▸ **Recorded information**
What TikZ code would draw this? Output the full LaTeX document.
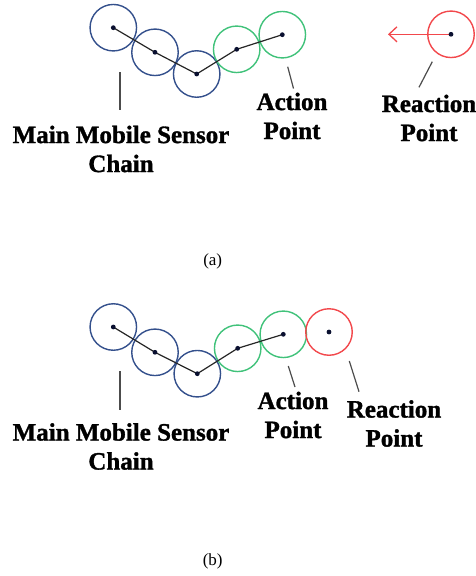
\documentclass[tikz,border=0pt]{standalone}
\usepackage{fontspec}
\setmainfont{Liberation Serif}[BoldFont={Liberation Serif Bold}, BoldFeatures={FakeBold=1.3}]
\usetikzlibrary{arrows.meta}
\definecolor{chainblue}{HTML}{34508C}
\definecolor{actgreen}{HTML}{40C27A}
\definecolor{reactred}{HTML}{F2484C}
\definecolor{dotnavy}{HTML}{0A1030}
\tikzset{
  sensor/.style={circle, draw=#1, line width=1.4pt, minimum size=46.5pt, inner sep=0pt},
  dotmark/.style={circle, fill=dotnavy, minimum size=4.8pt, inner sep=0pt},
  link/.style={draw=black!85, line width=1.2pt},
  leader/.style={draw=black!70, line width=1.2pt},
  tag/.style={font=\fontsize{25}{29}\selectfont\bfseries, align=center, inner sep=0pt},
  caption/.style={font=\fontsize{17}{20}\selectfont, inner sep=0pt}
}
\begin{document}
\begin{tikzpicture}[x=1pt, y=-1pt]
\useasboundingbox (0,0) rectangle (475,576);

% ---------- (a) ----------
\node[sensor=chainblue] (a1) at (113.3,27.7) {};
\node[sensor=chainblue] (a2) at (155,52.3) {};
\node[sensor=chainblue] (a3) at (196.7,74) {};
\node[sensor=actgreen]  (a4) at (236.7,49.3) {};
\node[sensor=actgreen]  (a5) at (282.3,34.7) {};
\node[sensor=reactred]  (ar) at (451,34.3) {};
\coordinate (atip) at (388,34.3);
\draw[draw=reactred, line width=1.3pt, -{Straight Barb[length=8pt,width=15pt,line width=1.3pt]}] (ar.center) -- (atip);
\path[link] (a1.center) -- (a2.center) -- (a3.center) -- (a4.center) -- (a5.center);
\foreach \n in {a1,a2,a3,a4,a5,ar} \node[dotmark] at (\n.center) {};

\coordinate (am0) at (120,72);   \coordinate (am1) at (120,110);
\coordinate (aa0) at (287.7,66.7); \coordinate (aa1) at (293.5,88.5);
\coordinate (ar0) at (432.3,61.7); \coordinate (ar1) at (419,87.3);
\path[leader] (am0) -- (am1);
\path[leader] (aa0) -- (aa1);
\path[leader] (ar0) -- (ar1);

\node[tag] (amain) at (121,149) {Main Mobile Sensor\\Chain};
\node[tag] (aact)  at (292,116) {Action\\Point};
\node[tag] (areact) at (429,118) {Reaction\\Point};
\node[caption] (capa) at (212.7,261.7) {(a)};

% ---------- (b) ----------
\node[sensor=chainblue] (b1) at (113.3,327) {};
\node[sensor=chainblue] (b2) at (155,352.3) {};
\node[sensor=chainblue] (b3) at (197.3,373.7) {};
\node[sensor=actgreen]  (b4) at (237.7,348.3) {};
\node[sensor=actgreen]  (b5) at (283.3,334.3) {};
\node[sensor=reactred]  (br) at (329,332) {};
\path[link] (b1.center) -- (b2.center) -- (b3.center) -- (b4.center) -- (b5.center);
\foreach \n in {b1,b2,b3,b4,b5,br} \node[dotmark] at (\n.center) {};

\coordinate (bm0) at (120,371);   \coordinate (bm1) at (120,410);
\coordinate (ba0) at (288.3,366); \coordinate (ba1) at (295,387);
\coordinate (br0) at (349.3,361); \coordinate (br1) at (359,391.7);
\path[leader] (bm0) -- (bm1);
\path[leader] (ba0) -- (ba1);
\path[leader] (br0) -- (br1);

\node[tag] (bmain) at (121,446.5) {Main Mobile Sensor\\Chain};
\node[tag] (bact)  at (293,415) {Action\\Point};
\node[tag] (breact) at (394,423.5) {Reaction\\Point};
\node[caption] (capb) at (212.7,561.3) {(b)};
\end{tikzpicture}
\end{document}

▸ **Exercise description**
Write out the data precisely as given, excluding the pictures.

▸ **Output**
What TikZ code would draw this? Output the full LaTeX document.
\documentclass[tikz,border=0pt]{standalone}
\usepackage{fontspec}
\setmainfont{Liberation Serif}[BoldFont={Liberation Serif Bold}, BoldFeatures={FakeBold=1.3}]
\usetikzlibrary{arrows.meta}
\definecolor{chainblue}{HTML}{34508C}
\definecolor{actgreen}{HTML}{40C27A}
\definecolor{reactred}{HTML}{F2484C}
\definecolor{dotnavy}{HTML}{0A1030}
\tikzset{
  sensor/.style={circle, draw=#1, line width=1.4pt, minimum size=46.5pt, inner sep=0pt},
  dotmark/.style={circle, fill=dotnavy, minimum size=4.8pt, inner sep=0pt},
  link/.style={draw=black!85, line width=1.2pt},
  leader/.style={draw=black!70, line width=1.2pt},
  tag/.style={font=\fontsize{25}{29}\selectfont\bfseries, align=center, inner sep=0pt},
  caption/.style={font=\fontsize{17}{20}\selectfont, inner sep=0pt}
}
\begin{document}
\begin{tikzpicture}[x=1pt, y=-1pt]
\useasboundingbox (0,0) rectangle (475,576);

% ---------- (a) ----------
\node[sensor=chainblue] (a1) at (113.3,27.7) {};
\node[sensor=chainblue] (a2) at (155,52.3) {};
\node[sensor=chainblue] (a3) at (196.7,74) {};
\node[sensor=actgreen]  (a4) at (236.7,49.3) {};
\node[sensor=actgreen]  (a5) at (282.3,34.7) {};
\node[sensor=reactred]  (ar) at (451,34.3) {};
\coordinate (atip) at (388,34.3);
\draw[draw=reactred, line width=1.3pt, -{Straight Barb[length=8pt,width=15pt,line width=1.3pt]}] (ar.center) -- (atip);
\path[link] (a1.center) -- (a2.center) -- (a3.center) -- (a4.center) -- (a5.center);
\foreach \n in {a1,a2,a3,a4,a5,ar} \node[dotmark] at (\n.center) {};

\coordinate (am0) at (120,72);   \coordinate (am1) at (120,110);
\coordinate (aa0) at (287.7,66.7); \coordinate (aa1) at (293.5,88.5);
\coordinate (ar0) at (432.3,61.7); \coordinate (ar1) at (419,87.3);
\path[leader] (am0) -- (am1);
\path[leader] (aa0) -- (aa1);
\path[leader] (ar0) -- (ar1);

\node[tag] (amain) at (121,149) {Main Mobile Sensor\\Chain};
\node[tag] (aact)  at (292,116) {Action\\Point};
\node[tag] (areact) at (429,118) {Reaction\\Point};
\node[caption] (capa) at (212.7,261.7) {(a)};

% ---------- (b) ----------
\node[sensor=chainblue] (b1) at (113.3,327) {};
\node[sensor=chainblue] (b2) at (155,352.3) {};
\node[sensor=chainblue] (b3) at (197.3,373.7) {};
\node[sensor=actgreen]  (b4) at (237.7,348.3) {};
\node[sensor=actgreen]  (b5) at (283.3,334.3) {};
\node[sensor=reactred]  (br) at (329,332) {};
\path[link] (b1.center) -- (b2.center) -- (b3.center) -- (b4.center) -- (b5.center);
\foreach \n in {b1,b2,b3,b4,b5,br} \node[dotmark] at (\n.center) {};

\coordinate (bm0) at (120,371);   \coordinate (bm1) at (120,410);
\coordinate (ba0) at (288.3,366); \coordinate (ba1) at (295,387);
\coordinate (br0) at (349.3,361); \coordinate (br1) at (359,391.7);
\path[leader] (bm0) -- (bm1);
\path[leader] (ba0) -- (ba1);
\path[leader] (br0) -- (br1);

\node[tag] (bmain) at (121,446.5) {Main Mobile Sensor\\Chain};
\node[tag] (bact)  at (293,415) {Action\\Point};
\node[tag] (breact) at (394,423.5) {Reaction\\Point};
\node[caption] (capb) at (212.7,561.3) {(b)};
\end{tikzpicture}
\end{document}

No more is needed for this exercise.